What Actually Gets Freed Up
When game data is removed from the SD card, that space becomes available again immediately for other use. NAND space from ticket and TMD cleanup is smaller in scale but meaningful if you've accumulated many entries over time — NAND is a limited resource on 3DS hardware, and a bloated ticket database can cause system instability in some configurations.

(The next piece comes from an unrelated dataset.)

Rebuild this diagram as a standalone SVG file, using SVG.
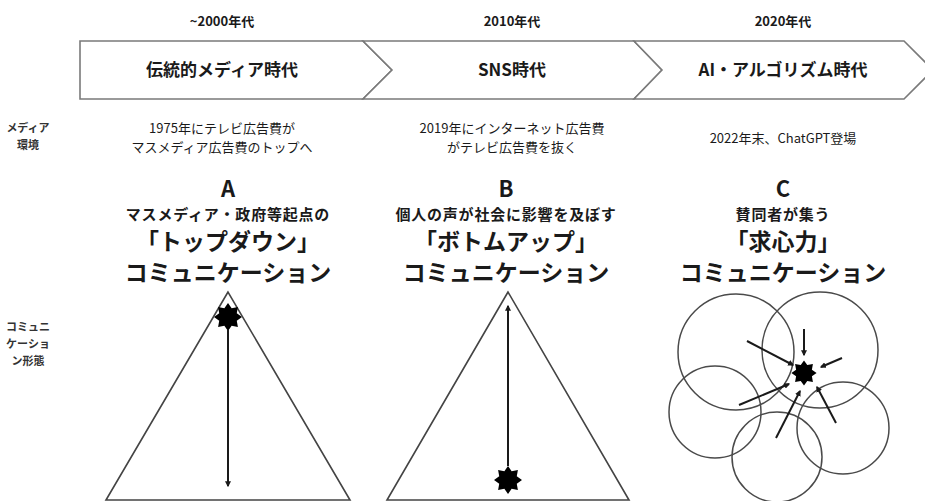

The Variables That Affect Your Specific Situation 🗂️
What "install" and "delete" look like in practice — and what their consequences are — shifts depending on several factors:
- Storage location: Titles installed to NAND behave differently than those on SD card, especially around space constraints
- Custom firmware version: How Luma3DS and the underlying system software interact with title management has evolved; older setups may behave slightly differently
- Homebrew tool used: FBI, Goldleaf (primarily a Switch tool), and other managers have different default behaviors around ticket handling
- Title type: A game, a DLC pack, a system update CIA, and a Virtual Console title all have different footprints and interact with storage differently
- SD card health and formatting: A FAT32-formatted SD card with a healthy file system handles the chunked title structure reliably; issues arise with corrupted or improperly formatted cards
The Spectrum of Outcomes 🔍
A user doing light homebrew installation on a 128GB SD card with a well-maintained setup will rarely think about any of this — installs and deletes just work. A user on a 3DS with a nearly full NAND, installing many system-level titles, may start encountering errors rooted in ticket database bloat or metadata conflicts. Someone who deletes titles only through System Settings without clearing tickets will gradually accumulate "ghost" license records that consume NAND space without corresponding playable content.
The same basic operations — install, delete — produce meaningfully different outcomes depending on your console's state, storage configuration, and the tools you use. Your specific setup is what determines which of these scenarios actually applies to you.